NSAIDs inhibit platelet aggregation and have been shown to prolong bleeding time in some patients. Unlike aspirin, their effects on platelet function are less severe quantitatively, of shorter duration, and reversible. Carefully monitor patients who may be adversely affected by alterations in platelet function, such as those with coagulation disorders or patients receiving anticoagulants.
Patients with asthma may have aspirin-sensitive asthma. The use of aspirin in patients with aspirin-sensitive asthma has been associated with severe bronchospasm, which can be fatal. Since cross-reactivity between aspirin and NSAIDs has been reported in such aspirin-sensitive patients, including bronchospasm, Caldolor is contraindicated in patients with this form of aspirin sensitivity and should be used with caution in all patients with pre-existing asthma.

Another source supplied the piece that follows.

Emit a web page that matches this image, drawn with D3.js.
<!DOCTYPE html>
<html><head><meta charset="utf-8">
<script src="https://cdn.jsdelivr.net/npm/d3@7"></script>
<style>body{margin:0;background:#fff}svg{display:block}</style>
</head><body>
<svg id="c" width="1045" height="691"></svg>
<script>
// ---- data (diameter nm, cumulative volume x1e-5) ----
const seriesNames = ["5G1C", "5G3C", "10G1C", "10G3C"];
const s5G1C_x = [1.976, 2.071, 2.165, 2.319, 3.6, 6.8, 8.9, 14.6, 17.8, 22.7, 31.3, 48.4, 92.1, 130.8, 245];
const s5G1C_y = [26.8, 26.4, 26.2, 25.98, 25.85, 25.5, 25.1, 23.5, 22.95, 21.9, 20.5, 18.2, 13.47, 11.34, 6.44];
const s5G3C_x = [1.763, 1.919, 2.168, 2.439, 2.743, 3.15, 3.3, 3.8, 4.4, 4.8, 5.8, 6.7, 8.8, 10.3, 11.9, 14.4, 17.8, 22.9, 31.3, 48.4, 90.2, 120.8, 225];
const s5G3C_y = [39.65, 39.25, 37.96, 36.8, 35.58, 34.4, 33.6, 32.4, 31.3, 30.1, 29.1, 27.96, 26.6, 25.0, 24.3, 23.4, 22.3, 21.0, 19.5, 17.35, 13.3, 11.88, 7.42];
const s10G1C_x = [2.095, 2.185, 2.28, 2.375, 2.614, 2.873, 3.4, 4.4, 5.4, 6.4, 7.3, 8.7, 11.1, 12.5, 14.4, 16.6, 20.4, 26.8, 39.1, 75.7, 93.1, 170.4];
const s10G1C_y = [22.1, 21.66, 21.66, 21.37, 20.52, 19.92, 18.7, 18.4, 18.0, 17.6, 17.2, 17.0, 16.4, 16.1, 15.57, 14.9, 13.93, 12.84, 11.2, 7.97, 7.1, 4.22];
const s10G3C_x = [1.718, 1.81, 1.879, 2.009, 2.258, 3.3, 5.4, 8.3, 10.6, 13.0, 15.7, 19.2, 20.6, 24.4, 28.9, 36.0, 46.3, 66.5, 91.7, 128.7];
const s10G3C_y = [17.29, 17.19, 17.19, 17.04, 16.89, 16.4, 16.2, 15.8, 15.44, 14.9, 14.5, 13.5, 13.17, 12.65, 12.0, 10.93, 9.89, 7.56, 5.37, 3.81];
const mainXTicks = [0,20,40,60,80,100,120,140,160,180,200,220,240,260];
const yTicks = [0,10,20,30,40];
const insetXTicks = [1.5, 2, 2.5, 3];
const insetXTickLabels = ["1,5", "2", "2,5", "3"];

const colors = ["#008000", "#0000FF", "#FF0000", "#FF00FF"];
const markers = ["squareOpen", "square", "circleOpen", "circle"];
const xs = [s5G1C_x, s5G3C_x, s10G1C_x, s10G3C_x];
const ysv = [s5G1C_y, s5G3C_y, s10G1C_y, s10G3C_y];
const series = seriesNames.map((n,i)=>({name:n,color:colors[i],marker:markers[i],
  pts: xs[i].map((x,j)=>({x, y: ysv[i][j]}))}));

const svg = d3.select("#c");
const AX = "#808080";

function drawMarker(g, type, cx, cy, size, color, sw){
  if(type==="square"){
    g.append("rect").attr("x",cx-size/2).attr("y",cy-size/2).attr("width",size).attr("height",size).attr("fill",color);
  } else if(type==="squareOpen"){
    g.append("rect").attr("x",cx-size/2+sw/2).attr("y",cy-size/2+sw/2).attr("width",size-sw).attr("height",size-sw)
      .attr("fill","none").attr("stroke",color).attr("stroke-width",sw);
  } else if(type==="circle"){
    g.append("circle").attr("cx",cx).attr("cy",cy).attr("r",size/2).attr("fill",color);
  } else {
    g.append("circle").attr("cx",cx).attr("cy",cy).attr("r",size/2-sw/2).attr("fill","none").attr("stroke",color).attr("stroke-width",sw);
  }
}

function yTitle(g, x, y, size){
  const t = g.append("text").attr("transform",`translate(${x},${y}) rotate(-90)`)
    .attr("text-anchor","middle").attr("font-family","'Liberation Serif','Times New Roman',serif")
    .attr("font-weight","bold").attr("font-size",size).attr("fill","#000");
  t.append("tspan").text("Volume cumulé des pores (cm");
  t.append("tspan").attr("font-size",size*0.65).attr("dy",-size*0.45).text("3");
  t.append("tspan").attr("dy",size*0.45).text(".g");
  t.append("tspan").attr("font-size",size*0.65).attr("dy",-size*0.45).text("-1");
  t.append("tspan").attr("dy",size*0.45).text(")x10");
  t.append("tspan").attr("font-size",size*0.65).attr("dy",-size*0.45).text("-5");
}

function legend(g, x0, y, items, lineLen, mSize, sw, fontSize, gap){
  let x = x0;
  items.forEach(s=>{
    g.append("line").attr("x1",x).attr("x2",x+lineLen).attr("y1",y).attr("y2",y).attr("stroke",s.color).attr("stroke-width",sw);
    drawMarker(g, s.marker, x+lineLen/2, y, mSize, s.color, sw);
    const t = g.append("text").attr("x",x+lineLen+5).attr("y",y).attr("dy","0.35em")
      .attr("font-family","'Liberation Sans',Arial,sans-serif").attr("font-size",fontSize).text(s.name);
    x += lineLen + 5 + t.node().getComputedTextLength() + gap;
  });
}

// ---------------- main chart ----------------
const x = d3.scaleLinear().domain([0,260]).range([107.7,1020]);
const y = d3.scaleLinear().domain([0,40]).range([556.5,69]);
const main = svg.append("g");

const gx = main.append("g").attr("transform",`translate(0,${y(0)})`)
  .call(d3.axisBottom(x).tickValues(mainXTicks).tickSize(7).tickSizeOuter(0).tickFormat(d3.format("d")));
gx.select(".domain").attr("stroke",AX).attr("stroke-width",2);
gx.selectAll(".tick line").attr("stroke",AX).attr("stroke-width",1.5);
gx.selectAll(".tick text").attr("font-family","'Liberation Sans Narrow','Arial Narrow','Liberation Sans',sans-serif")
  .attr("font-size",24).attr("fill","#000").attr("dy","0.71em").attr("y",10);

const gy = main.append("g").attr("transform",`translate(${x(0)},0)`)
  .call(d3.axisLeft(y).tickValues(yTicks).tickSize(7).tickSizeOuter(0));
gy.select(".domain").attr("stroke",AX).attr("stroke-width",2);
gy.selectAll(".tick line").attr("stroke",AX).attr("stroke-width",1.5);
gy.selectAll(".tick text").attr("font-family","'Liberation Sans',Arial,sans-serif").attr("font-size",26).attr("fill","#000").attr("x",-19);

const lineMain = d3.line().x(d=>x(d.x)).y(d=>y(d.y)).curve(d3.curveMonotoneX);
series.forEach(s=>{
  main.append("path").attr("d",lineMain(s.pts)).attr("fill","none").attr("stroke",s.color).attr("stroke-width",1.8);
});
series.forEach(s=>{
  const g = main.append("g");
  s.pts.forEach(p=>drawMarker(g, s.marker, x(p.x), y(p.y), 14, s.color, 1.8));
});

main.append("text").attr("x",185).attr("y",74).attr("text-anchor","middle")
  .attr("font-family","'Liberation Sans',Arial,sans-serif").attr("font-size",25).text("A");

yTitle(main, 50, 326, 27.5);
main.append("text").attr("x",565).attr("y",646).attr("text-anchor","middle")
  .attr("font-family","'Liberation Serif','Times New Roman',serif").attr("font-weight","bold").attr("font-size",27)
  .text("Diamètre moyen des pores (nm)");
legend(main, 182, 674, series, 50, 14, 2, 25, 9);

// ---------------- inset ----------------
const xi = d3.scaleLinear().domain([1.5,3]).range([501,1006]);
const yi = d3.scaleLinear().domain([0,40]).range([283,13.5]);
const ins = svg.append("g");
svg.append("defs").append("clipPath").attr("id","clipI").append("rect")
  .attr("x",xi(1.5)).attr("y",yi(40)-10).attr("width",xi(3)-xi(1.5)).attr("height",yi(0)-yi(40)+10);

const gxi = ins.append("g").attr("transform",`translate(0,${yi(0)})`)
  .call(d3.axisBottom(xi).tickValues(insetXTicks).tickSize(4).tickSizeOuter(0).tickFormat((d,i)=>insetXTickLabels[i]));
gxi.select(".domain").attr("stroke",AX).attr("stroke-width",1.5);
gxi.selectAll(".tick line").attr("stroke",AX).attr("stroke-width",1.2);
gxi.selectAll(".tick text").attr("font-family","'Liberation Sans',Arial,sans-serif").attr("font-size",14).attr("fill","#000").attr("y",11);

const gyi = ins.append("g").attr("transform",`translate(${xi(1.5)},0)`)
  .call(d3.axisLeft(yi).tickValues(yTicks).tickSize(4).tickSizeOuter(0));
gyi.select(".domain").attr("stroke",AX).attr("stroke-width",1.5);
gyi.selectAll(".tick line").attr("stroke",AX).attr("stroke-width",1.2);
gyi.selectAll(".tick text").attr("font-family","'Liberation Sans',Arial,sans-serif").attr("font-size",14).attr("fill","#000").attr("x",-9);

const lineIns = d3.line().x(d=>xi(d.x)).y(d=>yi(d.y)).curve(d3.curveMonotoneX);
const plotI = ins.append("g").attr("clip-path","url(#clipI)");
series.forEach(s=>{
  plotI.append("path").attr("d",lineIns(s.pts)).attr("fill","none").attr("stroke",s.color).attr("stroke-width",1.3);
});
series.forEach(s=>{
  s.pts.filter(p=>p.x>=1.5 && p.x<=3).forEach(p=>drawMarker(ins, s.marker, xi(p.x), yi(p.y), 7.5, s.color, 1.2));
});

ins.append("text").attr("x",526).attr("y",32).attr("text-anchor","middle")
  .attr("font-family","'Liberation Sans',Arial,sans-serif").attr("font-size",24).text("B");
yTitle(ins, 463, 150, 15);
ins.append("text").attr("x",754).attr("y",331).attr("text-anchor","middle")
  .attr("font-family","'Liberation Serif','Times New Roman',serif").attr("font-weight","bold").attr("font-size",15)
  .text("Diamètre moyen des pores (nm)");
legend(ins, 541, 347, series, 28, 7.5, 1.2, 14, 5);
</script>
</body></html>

Blurred or diminished vision, scotomata, and changes in color vision have been reported with oral ibuprofen. Discontinue ibuprofen if a patient develops such complaints, and refer the patient for an ophthalmologic examination that includes central visual fields and color vision testing.

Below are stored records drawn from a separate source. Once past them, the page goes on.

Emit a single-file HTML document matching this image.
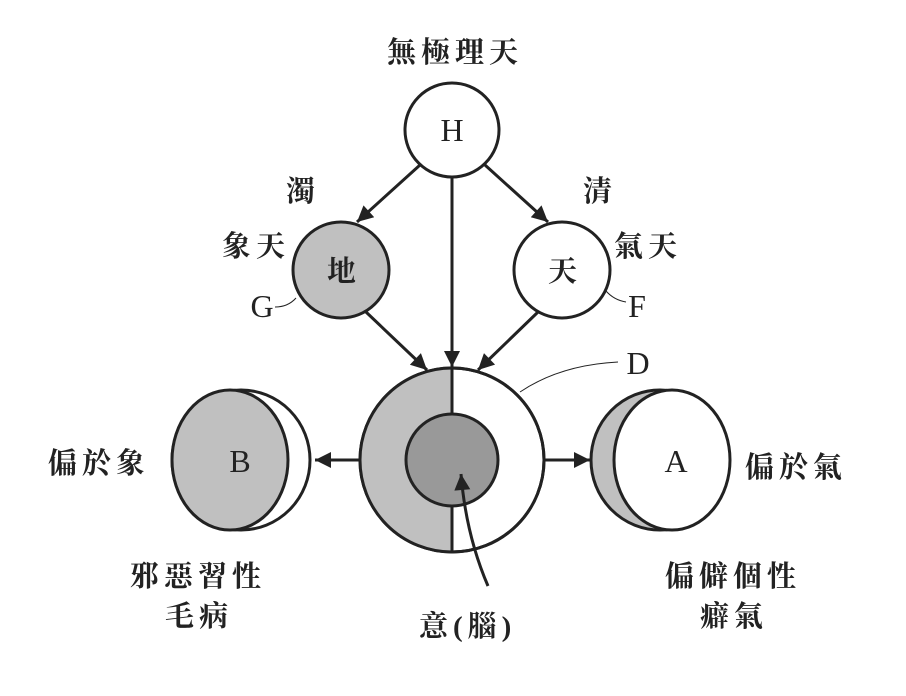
<!DOCTYPE html>
<html><head><meta charset="utf-8"><style>
html,body{margin:0;padding:0;background:#fff;}
svg{display:block;}
text{font-family:"Liberation Serif","Noto Serif CJK TC","Noto Serif CJK SC",serif;fill:#222;}
.cj{font-size:29px;font-weight:bold;letter-spacing:5px;}
.lt{font-size:32px;}
</style></head><body>
<svg width="906" height="696" viewBox="0 0 906 696" xmlns="http://www.w3.org/2000/svg">
<defs>
<marker id="ar2" viewBox="0 0 10 10" refX="10" refY="5" markerWidth="22" markerHeight="16" markerUnits="userSpaceOnUse" orient="auto">
<path d="M0,0 L10,5 L0,10 Z" fill="#222"/></marker>
</defs>
<g stroke="#222" stroke-width="3" fill="none">
<circle cx="452" cy="130" r="47" fill="#fff"/>
<circle cx="341" cy="270" r="48" fill="#c0c0c0"/>
<circle cx="562" cy="270" r="48" fill="#fff"/>
<line x1="420" y1="165" x2="357" y2="222" marker-end="url(#ar2)"/>
<line x1="485" y1="165" x2="548" y2="222" marker-end="url(#ar2)"/>
<line x1="452" y1="177" x2="452" y2="367" marker-end="url(#ar2)"/>
<line x1="366" y1="312" x2="427" y2="370" marker-end="url(#ar2)"/>
<line x1="538" y1="312" x2="478" y2="370" marker-end="url(#ar2)"/>
<circle cx="452" cy="460" r="92" fill="#fff"/>
<path d="M452,368 A92,92 0 0,0 452,552 Z" fill="#c0c0c0" stroke="none"/>
<circle cx="452" cy="460" r="92"/>
<line x1="452" y1="368" x2="452" y2="552"/>
<circle cx="452" cy="460" r="46" fill="#999"/>
<ellipse cx="241" cy="460" rx="69" ry="70" fill="#fff"/>
<ellipse cx="230" cy="460" rx="58" ry="70" fill="#c0c0c0"/>
<ellipse cx="660" cy="460" rx="69" ry="70" fill="#c0c0c0"/>
<ellipse cx="672" cy="460" rx="58" ry="70" fill="#fff"/>
<line x1="360" y1="460" x2="315" y2="460" marker-end="url(#ar2)"/>
<line x1="544" y1="460" x2="590" y2="460" marker-end="url(#ar2)"/>
<path d="M488,586 Q466,535 461,474" marker-end="url(#ar2)"/>
</g>
<g stroke="#222" stroke-width="1" fill="none">
<path d="M520,392 Q560,365 618,362"/>
<path d="M296,298 Q288,307 275,307"/>
<path d="M606,291 Q614,300 626,302"/>
</g>
<text class="cj" x="455" y="62" text-anchor="middle">無極理天</text>
<text class="lt" x="452" y="141" text-anchor="middle">H</text>
<text class="cj" x="344" y="281" text-anchor="middle">地</text>
<text class="cj" x="565" y="281" text-anchor="middle">天</text>
<text class="cj" x="303" y="201" text-anchor="middle">濁</text>
<text class="cj" x="600" y="201" text-anchor="middle">清</text>
<text class="cj" x="222" y="256">象天</text>
<text class="cj" x="614" y="256">氣天</text>
<text class="lt" x="262" y="317" text-anchor="middle">G</text>
<text class="lt" x="637" y="317" text-anchor="middle">F</text>
<text class="lt" x="638" y="374" text-anchor="middle">D</text>
<text class="lt" x="240" y="472" text-anchor="middle">B</text>
<text class="lt" x="676" y="472" text-anchor="middle">A</text>
<text class="cj" x="48" y="473">偏於象</text>
<text class="cj" x="745" y="477">偏於氣</text>
<text class="cj" x="130" y="586">邪惡習性</text>
<text class="cj" x="165" y="626">毛病</text>
<text class="cj" x="665" y="586">偏僻個性</text>
<text class="cj" x="700" y="626">癖氣</text>
<text class="cj" x="419" y="636">意(腦)</text>
</svg>
</body></html>
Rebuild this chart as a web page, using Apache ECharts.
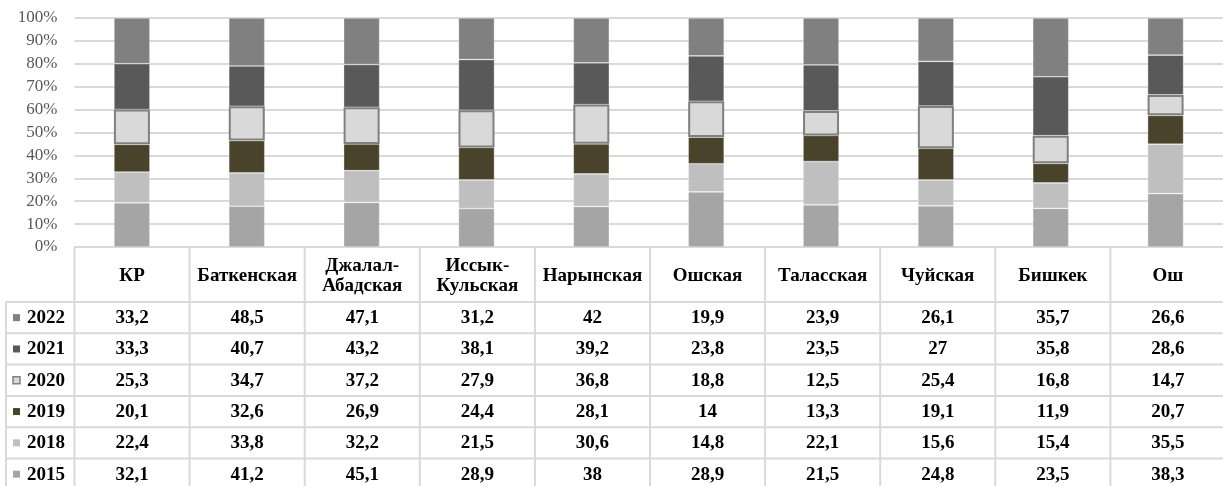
<!DOCTYPE html>
<html>
<head>
<meta charset="utf-8">
<script src="https://cdn.jsdelivr.net/npm/echarts@6/dist/echarts.min.js"></script>
<style>
html,body{margin:0;padding:0;background:#fff;}
#chart{width:1223px;height:486px;}
</style>
</head>
<body>
<div id="chart"></div>
<script>
// ---- Data ----
var categories = ['КР','Баткенская','Джалал-\nАбадская','Иссык-\nКульская','Нарынская','Ошская','Таласская','Чуйская','Бишкек','Ош'];
var years = ['2015','2018','2019','2020','2021','2022'];
var s2015 = [32.1, 41.2, 45.1, 28.9, 38, 28.9, 21.5, 24.8, 23.5, 38.3];
var s2018 = [22.4, 33.8, 32.2, 21.5, 30.6, 14.8, 22.1, 15.6, 15.4, 35.5];
var s2019 = [20.1, 32.6, 26.9, 24.4, 28.1, 14, 13.3, 19.1, 11.9, 20.7];
var s2020 = [25.3, 34.7, 37.2, 27.9, 36.8, 18.8, 12.5, 25.4, 16.8, 14.7];
var s2021 = [33.3, 40.7, 43.2, 38.1, 39.2, 23.8, 23.5, 27, 35.8, 28.6];
var s2022 = [33.2, 48.5, 47.1, 31.2, 42, 19.9, 23.9, 26.1, 35.7, 26.6];
var yTicks = [0,10,20,30,40,50,60,70,80,90,100];

// ---- Styles ----
var colors = {'2015':'#a5a5a5','2018':'#bfbfbf','2019':'#4a432c','2020':'#d9d9d9','2021':'#595959','2022':'#808080'};
var seriesData = {'2015':s2015,'2018':s2018,'2019':s2019,'2020':s2020,'2021':s2021,'2022':s2022};

var gridLeft = 74.5, gridTop = 18, gridW = 1151, gridH = 229;
var colW = gridW / categories.length;
var tableLeft = 6, headerBottom = 302, rowH = 31.3, chartH = 486;
var lineCol = '#d9d9d9';
var serif = '"Liberation Serif", "Times New Roman", serif';
var tableFont = 'bold 19px ' + serif;

// totals for 100% stacking
var totals = categories.map(function(c, i){
  return years.reduce(function(s, y){ return s + seriesData[y][i]; }, 0);
});

var series = years.map(function(y){
  var is2020 = y === '2020';
  return {
    name: y,
    type: 'bar',
    stack: 'total',
    barWidth: 36,
    z: is2020 ? 4 : 2,
    itemStyle: {
      color: colors[y],
      borderColor: is2020 ? '#808080' : 'rgba(255,255,255,0.45)',
      borderWidth: is2020 ? 2 : 0.7
    },
    data: seriesData[y].map(function(v, i){ return v / totals[i] * 100; })
  };
});

// ---- Table graphics ----
var g = [];
var right = gridLeft + gridW + 2;
var bottom = chartH + 5;
g.push({type:'line', shape:{x1:gridLeft, y1:gridTop+gridH, x2:right, y2:gridTop+gridH}, style:{stroke:lineCol, lineWidth:2}});
for (var r = 0; r < years.length; r++) {
  var yy = headerBottom + r * rowH;
  g.push({type:'line', shape:{x1:tableLeft, y1:yy, x2:right, y2:yy}, style:{stroke:lineCol, lineWidth:2}});
}
for (var k = 0; k <= categories.length; k++) {
  var xx = gridLeft + k * colW;
  g.push({type:'line', shape:{x1:xx, y1:gridTop+gridH, x2:xx, y2:bottom}, style:{stroke:lineCol, lineWidth:2}});
}
g.push({type:'line', shape:{x1:tableLeft, y1:headerBottom, x2:tableLeft, y2:bottom}, style:{stroke:lineCol, lineWidth:2}});

categories.forEach(function(c, i){
  g.push({type:'text', x: gridLeft + (i + 0.5) * colW, y: (gridTop + gridH + headerBottom) / 2 + 1.5,
    style:{text:c, font:tableFont, fill:'#000', align:'center', verticalAlign:'middle', lineHeight:20}});
});

var rowYears = years.slice().reverse();
rowYears.forEach(function(y, r){
  var cy = headerBottom + (r + 0.5) * rowH + 0.5;
  g.push({type:'rect', shape:{x:13, y:cy-4, width:7, height:7},
    style:{fill:colors[y], stroke: y === '2020' ? '#808080' : null, lineWidth: y === '2020' ? 1.5 : 0}});
  g.push({type:'text', x:27, y:cy, style:{text:y, font:tableFont, fill:'#000', align:'left', verticalAlign:'middle'}});
  seriesData[y].forEach(function(v, i){
    g.push({type:'text', x: gridLeft + (i + 0.5) * colW, y: cy,
      style:{text:String(v).replace('.', ','), font:tableFont, fill:'#000', align:'center', verticalAlign:'middle'}});
  });
});

var chart = echarts.init(document.getElementById('chart'), null, {renderer:'canvas'});
chart.setOption({
  animation: false,
  backgroundColor: '#fff',
  grid: {left: gridLeft, top: gridTop, width: gridW, height: gridH, containLabel: false},
  xAxis: {
    type: 'category',
    data: categories,
    axisLine: {show: false},
    axisTick: {show: false},
    axisLabel: {show: false}
  },
  yAxis: {
    type: 'value',
    min: yTicks[0],
    max: yTicks[yTicks.length - 1],
    interval: yTicks[1] - yTicks[0],
    axisLine: {show: false},
    axisTick: {show: false},
    splitLine: {lineStyle: {color: lineCol, width: 2}},
    axisLabel: {formatter: '{value}%', color: '#595959', fontFamily: serif, fontSize: 17, margin: 17}
  },
  series: series,
  graphic: g
});
</script>
</body>
</html>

Aseptic meningitis with fever and coma has been observed in patients on oral ibuprofen therapy. Although it is probably more likely to occur in patients with systemic lupus erythematosus and related connective tissue diseases, it has been reported in patients who do not have underlying chronic disease. If signs or symptoms of meningitis develop in a patient on ibuprofen, give consideration to whether or not the signs or symptoms are related to ibuprofen therapy.
Because serious GI tract ulcerations and bleeding can occur without warning symptoms, physicians should monitor for signs or symptoms of GI bleeding.
Patients on long-term treatment with NSAIDs should have CBC and chemistry profiles checked periodically. If clinical signs and symptoms consistent with liver or renal disease develop, systemic manifestations occur (e.g., eosinophilia, rash), or abnormal liver tests persist or worsen, discontinue Caldolor.
HOW SUPPLIED/STORAGE AND HANDLING
Caldolor is available in the following strengths:
400 mg/4 mL (100 mg/mL)
Carton of 25 vials, NDC 66220-247-04
800 mg/8 mL (100 mg/mL)
Carton of 25 vials, NDC 66220-287-08
Store at controlled room temperature 20° to 25°C (68° to 77°F) [see USP].
The stopper in the Caldolor vial does not contain natural rubber latex, dry natural rubber, or blends of natural rubber.